Interesting facts about Mozartkugel

A Mozartkugel is a small, round sugar confection made of pistachio, marzipan and nougat that is covered with dark chocolate.

The history of the Mozartkugel began in Salzburg where the ingenious composer Wolfgang Amadeus Mozart was born in 1756.

The Salzburg Mozartkugel, which can be regarded as the original, was invented by the Salzburg confectioner Paul Fürst in 1890.

He chose the name Mozartkugel to pay his respects to Salzburg’s own Wolfgang Amadeus Mozart, who at the time was actually not very popular.

As his specialty became increasingly popular, Fürst established a company that continues to sell Mozartkugeln. However, he had not applied for a patent to protect his invention, and soon other Salzburg cake shops began to sell similar products.

The Rajsigl-Süßwarenfabrik (later named Mirabell), which was founded in 1897, set up manual production of Mozartkugeln in the 1920s in Salzburg, Grödig, based on the original recipe.

When imitation products began to appear, Fürst initiated a court process to attempt to secure a trademark. At first, the dispute concerned only confectionery producers in Salzburg, but later spread to include the competition from Germany. The result was an agreement which obliged Fürst’s competitors to use other names.

The Mirabell firm, based in Grödig near Salzburg, chose the name, “Real Salzburg Mozartkugeln”. The Bavarian producer, Reber, opted for “Real Reber Mozartkugeln”. In 1996, a dispute between Fürst and a
subsidiary of the Swiss food producer Nestlé, which wanted to market “Original Austria Mozartkugeln”, was decided in the third instance. Only Fürst’s products may be called “Original Salzburg Mozartkugeln”.

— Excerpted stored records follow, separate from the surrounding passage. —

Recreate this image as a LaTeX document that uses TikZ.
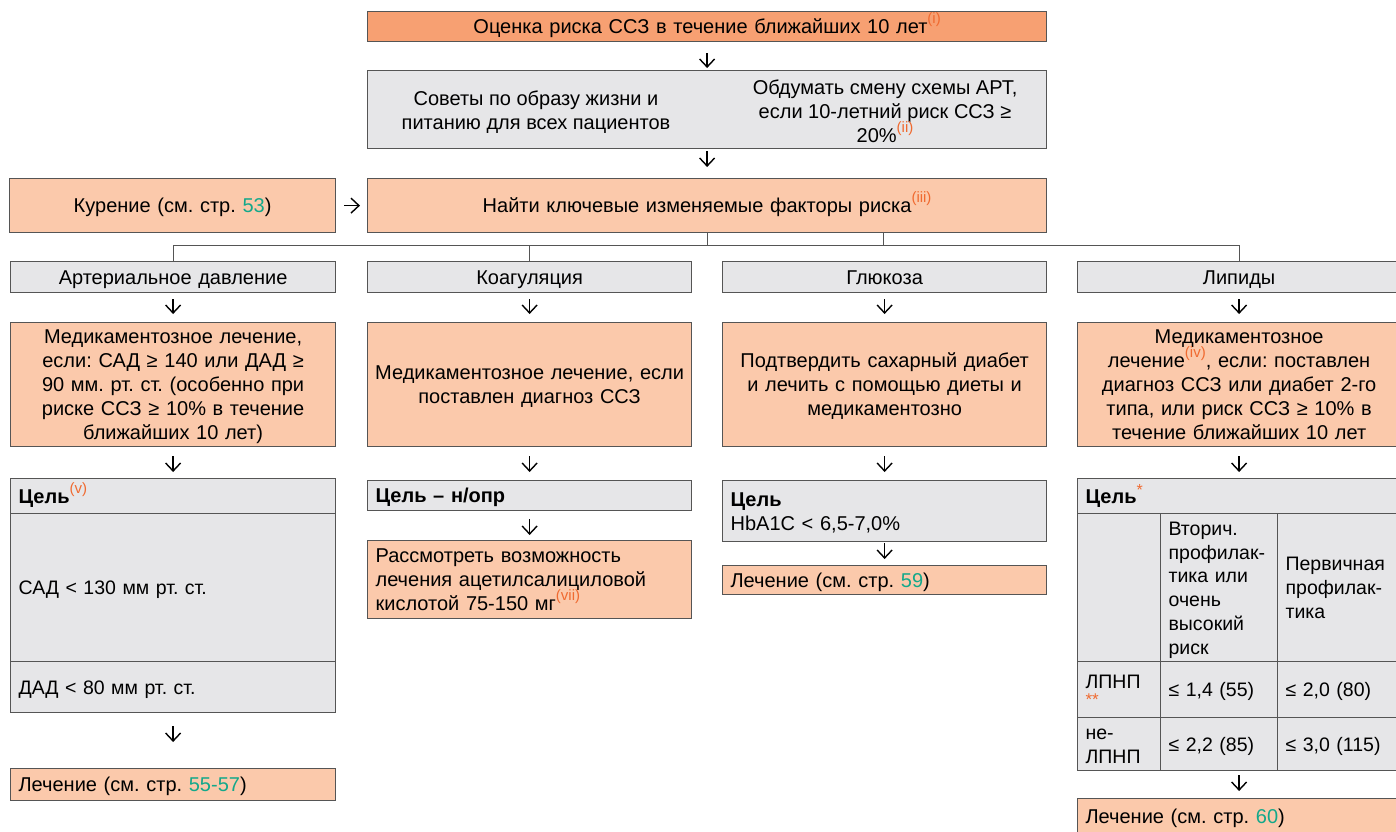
\documentclass[tikz,border=0pt]{standalone}
\usepackage{fontspec}
\setmainfont{Liberation Sans}
\usetikzlibrary{arrows.meta}
\definecolor{dorange}{HTML}{F7A072}
\definecolor{lorange}{HTML}{FBC9AB}
\definecolor{lgray}{HTML}{E6E6E8}
\definecolor{pgreen}{HTML}{13A88A}
\definecolor{supc}{HTML}{F06A30}
\definecolor{edge}{HTML}{555555}
\frenchspacing
\newcommand{\sref}[1]{\raisebox{10pt}[0pt][0pt]{\fontsize{15}{15}\selectfont\color{supc}(#1)}}
\newcommand{\pg}[1]{{\color{pgreen}#1}}
\newcommand{\bxn}[7]{%
  \pgfmathsetmacro\bxW{#5-#3}\pgfmathsetmacro\bxH{#6-#4}\pgfmathsetmacro\bxT{#5-#3-16}%
  \node[#2, text width=0pt, anchor=north west, minimum width=\bxW pt, minimum height=\bxH pt] (#1) at (#3,-#4) {};
  \node[text width=\bxT pt, #2, draw=none, fill=none, anchor=center] (#1t) at ([yshift=-2.4pt]#1.center) {\strut#7\strut};}
\begin{document}
\begin{tikzpicture}[x=1pt,y=1pt,
  base/.style={draw=edge, line width=1.2pt, inner xsep=8pt, inner ysep=0pt, font=\fontsize{20}{24}\selectfont},
  dbox/.style={base, fill=dorange, align=center},
  obox/.style={base, fill=lorange, align=center},
  gbox/.style={base, fill=lgray, align=center},
  lft/.style={align=left},
  tbl/.style={font=\fontsize{19.5}{23.8}\selectfont},
  plain/.style={inner sep=0pt, font=\fontsize{20}{24}\selectfont, align=center},
  arr/.style={draw=black, line width=1.4pt, -{Straight Barb[length=8pt,width=15pt]}},
  tree/.style={draw=edge, line width=1pt}]
\useasboundingbox (0,0) rectangle (1396,-831);

% top
\bxn{top}{dbox}{367}{11}{1046}{41}{Оценка риска ССЗ в течение ближайших 10 лет\sref{i}}
\bxn{box2}{gbox}{367}{70}{1046}{148}{}
\node[plain] (adv) at (536,-112) {Советы по образу жизни и\\питанию для всех пациентов};
\node[plain] (art) at (885,-111) {Обдумать смену схемы АРТ,\\если 10-летний риск ССЗ ≥\\20\%\sref{ii}};

\bxn{smoke}{obox}{9}{178}{335}{232}{Курение (см. стр. \pg{53})}
\bxn{find}{obox}{367}{178}{1046}{232}{Найти ключевые изменяемые факторы риска\sref{iii}}

% headers
\bxn{hA}{gbox}{10}{261}{335}{292}{Артериальное давление}
\bxn{hB}{gbox}{367}{261}{691}{292}{Коагуляция}
\bxn{hC}{gbox}{722}{261}{1046}{292}{Глюкоза}
\bxn{hD}{gbox}{1077}{261}{1400}{292}{Липиды}

% row 3
\bxn{rA}{obox}{10}{322}{335}{446}{Медикаментозное лечение,\\если: САД ≥ 140 или ДАД ≥\\90 мм. рт. ст. (особенно при\\риске ССЗ ≥ 10\% в течение\\ближайших 10 лет)}
\bxn{rB}{obox,text width=322pt}{367}{322}{691}{446}{Медикаментозное лечение, если\\поставлен диагноз ССЗ}
\bxn{rC}{obox}{722}{322}{1046}{446}{Подтвердить сахарный диабет\\и лечить с помощью диеты и\\медикаментозно}
\bxn{rD}{obox}{1077}{322}{1400}{446}{Медикаментозное\\лечение\sref{iv}, если: поставлен\\диагноз ССЗ или диабет 2-го\\типа, или риск ССЗ ≥ 10\% в\\течение ближайших 10 лет}

% column A goal
\bxn{gA}{gbox,lft}{10}{478}{335}{513}{\textbf{Цель}\sref{v}}
\bxn{gA2}{gbox,lft,tbl}{10}{513}{335}{661}{САД < 130 мм рт. ст.}
\bxn{gA3}{gbox,lft,tbl}{10}{661}{335}{712}{ДАД < 80 мм рт. ст.}
\bxn{tA}{obox,lft}{10}{768}{335}{800}{Лечение (см. стр. \pg{55-57})}

% column B
\bxn{gB}{gbox,lft}{367}{480}{691}{510}{\textbf{Цель – н/опр}}
\bxn{tB}{obox,lft}{367}{540}{691}{618}{Рассмотреть возможность\\лечения ацетилсалициловой\\кислотой 75-150 мг\sref{vii}}

% column C
\bxn{gC}{gbox,lft}{722}{480}{1046}{541}{\textbf{Цель}\\HbA1C < 6,5-7,0\%}
\bxn{tC}{obox,lft}{722}{565}{1046}{594}{Лечение (см. стр. \pg{59})}

% column D table
\bxn{gD}{gbox,lft}{1077}{478}{1400}{513}{\textbf{Цель}\raisebox{8pt}[0pt][0pt]{\fontsize{16}{16}\selectfont\color{supc}*}}
\bxn{d11}{gbox,lft,tbl}{1077}{513}{1160}{661}{}
\bxn{d12}{gbox,lft,tbl}{1160}{513}{1277}{661}{Вторич.\\профилак-\\тика или\\очень\\высокий\\риск}
\bxn{d13}{gbox,lft,tbl}{1277}{513}{1400}{661}{Первичная\\профилак-\\тика}
\bxn{d21}{gbox,lft,tbl}{1077}{661}{1160}{717}{ЛПНП\\[-7pt]{\fontsize{17}{17}\selectfont\color{supc}**}}
\bxn{d22}{gbox,lft,tbl}{1160}{661}{1277}{717}{≤ 1,4 (55)}
\bxn{d23}{gbox,lft,tbl}{1277}{661}{1400}{717}{≤ 2,0 (80)}
\bxn{d31}{gbox,lft,tbl}{1077}{717}{1160}{770}{не-\\ЛПНП}
\bxn{d32}{gbox,lft,tbl}{1160}{717}{1277}{770}{≤ 2,2 (85)}
\bxn{d33}{gbox,lft,tbl}{1277}{717}{1400}{770}{≤ 3,0 (115)}
\bxn{tD}{obox,lft}{1077}{798}{1400}{834}{Лечение (см. стр. \pg{60})}

% tree connectors
\coordinate (busL) at (173,-245);
\coordinate (fR) at ([xshift=176.5pt]find.south);
\coordinate (gDb) at (gD.south |- d31.south);
\draw[tree] (hA.north |- busL) -- (hD.north |- busL);
\draw[tree] (find.south) -- (find.south |- busL);
\draw[tree] (fR) -- (fR |- busL);
\draw[tree] (hA.north |- busL) -- (hA.north);
\draw[tree] (hB.north |- busL) -- (hB.north);
\draw[tree] (hD.north |- busL) -- (hD.north);

% arrows
\draw[arr] ([yshift=-11pt]top.south) -- ([yshift=2pt]box2.north);
\draw[arr] ([yshift=-2pt]box2.south) -- ([yshift=11pt]find.north);
\draw[arr] ([xshift=8pt]smoke.east) -- ([xshift=-7pt]find.west);
\foreach \a/\b in {hA/rA,hB/rB,hC/rC,hD/rD}{
  \draw[arr] ([yshift=-6pt]\a.south) -- ([yshift=8pt]\b.north);}
\draw[arr] ([yshift=-9pt]rA.south) -- ([yshift=6pt]gA.north);
\draw[arr] ([yshift=-9pt]rB.south) -- ([yshift=8pt]gB.north);
\draw[arr] ([yshift=-9pt]rC.south) -- ([yshift=8pt]gC.north);
\draw[arr] ([yshift=-9pt]rD.south) -- ([yshift=6pt]gD.north);
\draw[arr] ([yshift=-13pt]gA3.south) -- ([yshift=26pt]tA.north);
\draw[arr] ([yshift=-8pt]gB.south) -- ([yshift=5pt]tB.north);
\draw[arr] ([yshift=-1pt]gC.south) -- ([yshift=6pt]tC.north);
\draw[arr] ([yshift=-4pt]gDb) -- ([yshift=7pt]tD.north);
\end{tikzpicture}
\end{document}
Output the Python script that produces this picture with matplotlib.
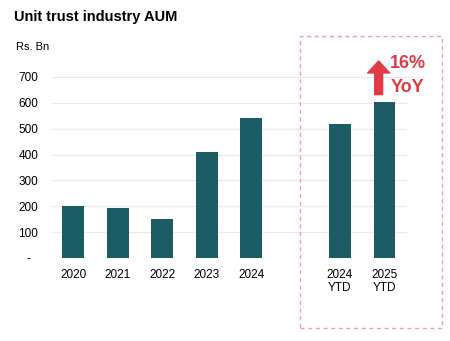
import matplotlib.pyplot as plt
from matplotlib.patches import Rectangle

plt.rcParams['font.family'] = ['Liberation Sans', 'DejaVu Sans']

# Unit trust industry AUM, Rs. Bn
categories = ["2020", "2021", "2022", "2023", "2024", "2024\nYTD", "2025\nYTD"]
positions = [0, 1, 2, 3, 4, 6, 7]
aum = [200, 195, 150, 410, 543, 519, 603]
yticks = [0, 100, 200, 300, 400, 500, 600, 700]
ytick_labels = ["-", "100", "200", "300", "400", "500", "600", "700"]

bar_color = "#1b5c65"
red = "#e03c45"

fig = plt.figure(figsize=(4.5, 3.41), dpi=100)
ax = fig.add_axes([0.1156, 0.2434, 0.789, 0.5308])

ax.bar(positions, aum, width=0.49, color=bar_color, zorder=3)

ax.set_xlim(-0.48, 7.51)
ax.set_ylim(0, 700)
ax.set_yticks(yticks)
ax.set_yticklabels(ytick_labels, fontsize=8.5, ha="center")
ax.set_xticks(positions)
ax.set_xticklabels(categories, fontsize=8.5, linespacing=1.15)
ax.tick_params(axis="y", length=0, pad=17)
ax.tick_params(axis="x", length=0, pad=8)
ax.grid(axis="y", color="#eaeaea", linewidth=0.9, zorder=0)
for s in ax.spines.values():
    s.set_visible(False)

fig.text(0.031, 0.95, "Unit trust industry AUM", fontsize=10.5, fontweight="bold",
         va="center", ha="left")
fig.text(0.036, 0.862, "Rs. Bn", fontsize=8, va="center", ha="left")

# growth arrow above the 2025 YTD bar
ax.annotate("", xy=(6.87, 762), xytext=(6.87, 632), annotation_clip=False,
            arrowprops=dict(arrowstyle="simple,head_width=2.2,head_length=1.2,tail_width=0.8",
                            color=red, mutation_scale=7.2, shrinkA=0, shrinkB=0))
ax.text(7.13, 752, "16%", color=red, fontsize=13, fontweight="bold",
        va="center", ha="left", clip_on=False)
ax.text(7.13, 660, "YoY", color=red, fontsize=13, fontweight="bold",
        va="center", ha="left", clip_on=False)

# dashed box around the year-to-date bars
box = Rectangle((0.667, 0.038), 0.3156, 0.856, transform=fig.transFigure,
                fill=False, edgecolor="#e8a3b3", linestyle=(0, (3, 2.5)), linewidth=1.0)
fig.patches.append(box)

fig.savefig("out.png", dpi=100)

At the end of the 1970s, another dispute arose between the industrial confection producer Mirabell and its competitor Reber over the Mozartkugel trademark. A provisional agreement was reached in 1981
between representatives of the Austrian and German governments, whereby only Austrian producers were to be allowed to use the label “Mozartkugeln”. Reber protested against this agreement, and the
EC-Commissioner in Brussels charged with deciding in the affair finally declared the agreement invalid. This is why Reber may legitimately and continuously use his Genuine Reber Mozart-Kugeln trademark, though with a hyphen in-between.

Nonetheless, only Mirabell Mozartkugeln are allowed to be round. Other industrially produced Mozartkugeln must have one flat side. Besides Mirabell and Reber, Mozartkugeln manufacturers include Hofbauer, Vienna (part of Lindt & Sprüngli), and Manner, as well as Halloren in Germany.

Mirabell is the market leader with their “Echte (Genuine) Salzburger Mozartkugeln”. They make about 90 million per year – by industrial methods. Mirabell claims their product to be the only Mozartkugel
that is perfectly spherical.

Handmade Original Salzburger Mozartkugeln are manufactured by Fürst’s descendants up to today. They make about 1.4 million per year, under the name “Original Salzburger Mozartkugel” .

Paul Fürst opened a confectionery shop at Brodgasse 13 on Salzburg’s Alter Markt marketplace square in 1884. This shop quickly became popular with Salzburg’s fashionable crowd.

His opening advertisement stated: “Drawing on years of experience in the most renowned confectionary workshops in Vienna, Pest, Paris, Nice and many more, he will strive to offer the best and newest …”

In 1905, Paul Fürst received lots of praise along with a gold medal for his Mozartkugel at the World Exposition in Paris.

The original recipe for Mozartkugeln is as follows: a ball of marzipan combined with pistachio and covered in a layer of nougat is produced. This ball is then placed on a small wooden stick and coated in dark chocolate. The stick is then placed vertically, with the ball at the top, on a platform to
allow the chocolate to cool off and harden. Finally, the stick is removed – the hole that it leaves behind is filled with chocolate coating, and the ball is wrapped in tin foil. The balls remain fresh for about eight weeks at room temperature.